Track. Each loop is monitored over time. Command knows when you're waiting on someone, when someone is waiting on you, and when something is about to slip.
Surface. The right information appears at the right moment. Before a meeting, you see prep. When a commitment is due, you see a reminder. When a thread goes stale, you see the risk.
Act. Command doesn't just inform—it prepares. A draft reply. A suggested follow-up. A calendar hold. You review, approve, and move on.
This cycle runs continuously, turning scattered signals into structured progress.
Coordination Loops
Multiple parties must align on something.
Examples:
- Scheduling a meeting
- Rescheduling
- Canceling a meeting
- Confirming attendance
- Sending an introduction
- Aligning on next steps
These are externally visible and socially sensitive. When coordination is incomplete, the loop remains open.
Communication Loops
A conversation must reach resolution.
Examples:
- Replying to an inbound request
- Clarifying ambiguity
- Sending promised information
- Negotiating terms
- Closing a conversation cleanly
If the thread is still open or unclear, the loop is open.
Commitment Loops
You said you would do something. It must happen.
Examples:
- “I’ll send that tomorrow”
- “Let’s follow up next week”
- Delivering a document
- Making an introduction
- Reviewing something
These are trust loops. Breaking them damages reputation.
Time Loops
Something must occur by a specific moment.
Examples:
- Deadlines
- Reminders
- Meeting preparation
- Event follow-ups
- Expiring opportunities
- Renewals
Time creates decay.
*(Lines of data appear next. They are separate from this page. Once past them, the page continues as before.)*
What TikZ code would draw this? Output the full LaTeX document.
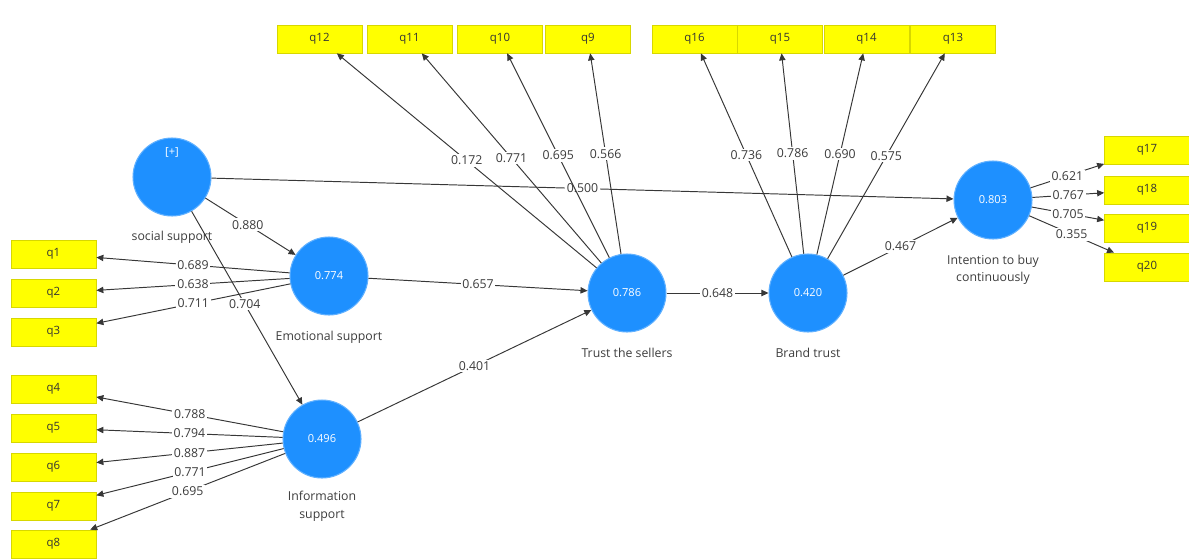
\documentclass[tikz,border=0pt]{standalone}
\usepackage{fontspec}
\setmainfont{Open Sans}
\usetikzlibrary{arrows.meta}
\definecolor{plsblue}{RGB}{30,144,255}
\definecolor{plsyellow}{RGB}{255,255,0}
\definecolor{boxline}{RGB}{215,215,0}
\definecolor{edgecol}{RGB}{55,55,55}
\definecolor{txtcol}{RGB}{60,60,60}
\begin{document}
\begin{tikzpicture}[x=0.02cm,y=-0.02cm,
  latent/.style={circle, fill=plsblue, draw=plsblue!70!white, line width=0.6pt,
    minimum size=1.56cm, inner sep=0pt, text=white, font=\fontsize{6.3}{7.5}\selectfont},
  ind/.style={rectangle, fill=plsyellow, draw=boxline, line width=0.4pt,
    minimum width=1.7cm, minimum height=0.56cm, inner sep=0pt,
    font=\fontsize{6.5}{8}\selectfont, text=black!80},
  captxt/.style={font=\fontsize{7}{10}\selectfont, text=txtcol, align=center},
  conn/.style={draw=edgecol, line width=0.55pt, -{Triangle[length=4pt,width=3.6pt]}},
  wt/.style={fill=white, inner sep=1pt, pos=0.5, font=\fontsize{7}{8}\selectfont, text=txtcol}
]
\useasboundingbox (0,0) rectangle (1189,558);

% latent variables
\node[latent] (soc) at (172,177) {};
\node[text=white, font=\fontsize{6.3}{7.5}\selectfont] (socplus) at (172,152) {[+]};
\node[latent] (emo) at (329,276) {0.774};
\node[latent] (inf) at (322,439) {0.496};
\node[latent] (tru) at (627,293) {0.786};
\node[latent] (bra) at (808,293) {0.420};
\node[latent] (int) at (993,200) {0.803};

% captions
\node[captxt] (socl) at (172,237) {social support};
\node[captxt] (emol) at (329,337) {Emotional support};
\node[captxt] (infl) at (322,506) {Information\\support};
\node[captxt] (trul) at (627,353) {Trust the sellers};
\node[captxt] (bral) at (808,353) {Brand trust};
\node[captxt] (intl) at (993,270) {Intention to buy\\continuously};

% indicators left
\node[ind] (q1) at (53.5,254) {q1};
\node[ind] (q2) at (53.5,293) {q2};
\node[ind] (q3) at (53.5,332) {q3};
\node[ind] (q4) at (53.5,389) {q4};
\node[ind] (q5) at (53.5,428) {q5};
\node[ind] (q6) at (53.5,467) {q6};
\node[ind] (q7) at (53.5,506) {q7};
\node[ind] (q8) at (53.5,544) {q8};
% indicators top
\node[ind] (q12) at (319.5,39) {q12};
\node[ind] (q11) at (409.5,39) {q11};
\node[ind] (q10) at (500,39) {q10};
\node[ind] (q9) at (588,39) {q9};
\node[ind] (q16) at (694.5,39) {q16};
\node[ind] (q15) at (780,39) {q15};
\node[ind] (q14) at (866.5,39) {q14};
\node[ind] (q13) at (953,39) {q13};
% indicators right
\node[ind] (q17) at (1147,150) {q17};
\node[ind] (q18) at (1147,190) {q18};
\node[ind] (q19) at (1147,228) {q19};
\node[ind] (q20) at (1147,267) {q20};

% structural paths
\draw[conn] (soc) -- node[wt]{0.500} (int);
\draw[conn] (soc) -- node[wt, pos=0.47]{0.880} (emo);
\draw[conn] (soc) -- node[wt, pos=0.48]{0.704} (inf);
\draw[conn] (emo) -- node[wt]{0.657} (tru);
\draw[conn] (inf) -- node[wt]{0.401} (tru);
\draw[conn] (tru) -- node[wt]{0.648} (bra);
\draw[conn] (bra) -- node[wt]{0.467} (int);

% outer loadings
\draw[conn] (emo) -- node[wt]{0.689} (q1);
\draw[conn] (emo) -- node[wt]{0.638} (q2);
\draw[conn] (emo) -- node[wt]{0.711} (q3);
\draw[conn] (inf) -- node[wt]{0.788} (q4);
\draw[conn] (inf) -- node[wt]{0.794} (q5);
\draw[conn] (inf) -- node[wt]{0.887} (q6);
\draw[conn] (inf) -- node[wt]{0.771} (q7);
\draw[conn] (inf) -- node[wt]{0.695} (q8);
\draw[conn] (tru) -- node[wt]{0.172} (q12);
\draw[conn] (tru) -- node[wt]{0.771} (q11);
\draw[conn] (tru) -- node[wt]{0.695} (q10);
\draw[conn] (tru) -- node[wt]{0.566} (q9);
\draw[conn] (bra) -- node[wt]{0.736} (q16);
\draw[conn] (bra) -- node[wt]{0.786} (q15);
\draw[conn] (bra) -- node[wt]{0.690} (q14);
\draw[conn] (bra) -- node[wt]{0.575} (q13);
\draw[conn] (int) -- node[wt]{0.621} (q17);
\draw[conn] (int) -- node[wt]{0.767} (q18);
\draw[conn] (int) -- node[wt]{0.705} (q19);
\draw[conn] (int) -- node[wt]{0.355} (q20);
\end{tikzpicture}
\end{document}
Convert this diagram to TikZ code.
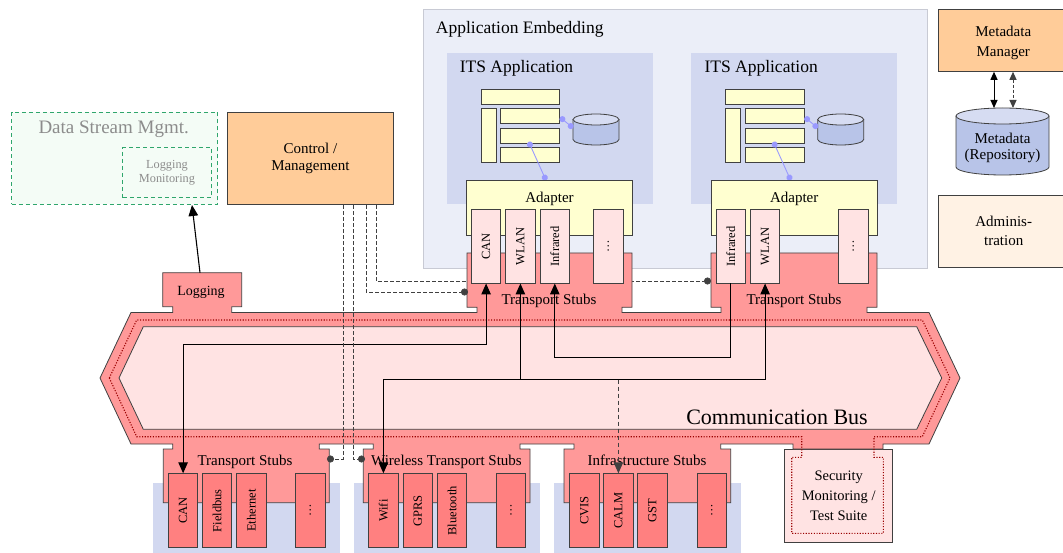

As the clock moves, risk increases.
Relationship Loops
Important relationships require ongoing attention.
Examples:
- Checking in with a key contact
- Following up after a meeting
- Maintaining investor cadence
- Re-engaging a stalled lead
- Requesting or providing referrals
These compound long-term leverage.
Loop Status
Every loop moves through a lifecycle.
Open. The loop has been detected. Action is required.
Awaiting You. The ball is in your court. Someone is waiting on your response, decision, or delivery.
Awaiting Others. You've done your part. The loop is blocked on an external party.
In Progress. Active work is happening. The loop is moving toward resolution.
Stalled. No activity for too long. Risk is increasing. Intervention may be needed.
Closed. The loop is complete. The outcome is recorded.
Command tracks these transitions automatically. You always know where things stand.
Your Day
Your Day is a personalized briefing for the hours ahead.
Each morning—or whenever you need it—Command surfaces what matters most for today. A narrative summary sets context. Upcoming meetings appear with full prep briefs. Action items are prioritized by urgency. Your calendar is visualized so you can see the shape of your day.
This is not a to-do list. It is situational awareness. Everything you need to walk into each moment prepared.
Your Week
Your Week is an executive view of what's ahead.
It begins with a strategic brief—the key themes, risks, and opportunities for the coming days. Items requiring your attention are surfaced before they escalate. Key meetings are highlighted with their significance explained. Relationship moments—chances to strengthen important connections—are suggested.
Your Week helps you allocate attention before the week allocates it for you.
Meeting Prep
Before every meeting, Command prepares a brief.
The brief includes who you're meeting, their role, and your shared history. It shows how many times you've met, when you last spoke, and what you discussed. It suggests talking points based on open loops and recent context. It flags open items that should be addressed.
You walk into every conversation with full context, even if you haven't thought about this person in months.
Meeting prep is automatic. You just show up ready.
Proposed Actions
Command doesn't just tell you what needs to happen—it prepares the work.
When a follow-up is due, Command drafts the email. When a meeting needs scheduling, it suggests times and prepares the invite. When a thread needs closing, it writes the reply.
These proposed actions appear alongside the loop. You review, edit if needed, and approve. One click, and it's done.
Approval is always required. Command acts with you, not for you.
People
Command maintains a living map of your professional relationships.
Every person you interact with is tracked—not as a static contact, but as a dynamic relationship. Command knows when you last spoke, how often you meet, and whether the relationship is active, new, or needs attention.
Sentiment is inferred from interaction patterns. Response tendencies are noted. Tags and context you add are remembered.
When you select a person, you see their full history: meetings, emails, open loops, and suggested touchpoints.
Relationships are assets. Command helps you maintain them.
Integrations
Command connects to the tools where work already happens.
Email. Gmail integration allows Command to read threads, detect loops, and send messages on your behalf (with approval). Threads are linked to loops. Drafts are prepared in context.
Calendar. Google Calendar integration surfaces your schedule, detects meeting-based loops, and can create or modify events. Meeting prep is generated automatically.
Your data stays secure. Command reads only what it needs, acts only with permission, and stores nothing beyond your control.
Principles
Command is built on a set of core beliefs.
Calm technology. Information surfaces when relevant, not constantly. Command reduces noise rather than adding to it.
Relationships first. Every feature is designed around the humans on the other side. Work is ultimately about people.
Follow-through over capture. Capturing tasks is easy. Completing them is hard. Command is optimized for completion.
Prepared, not reactive. The goal is to enter every moment with context, not to scramble after the fact.
Trust through transparency. Command shows its reasoning. You always understand why something is surfaced and what will happen if you approve an action.
Command is not a productivity tool. It is a professional operating system.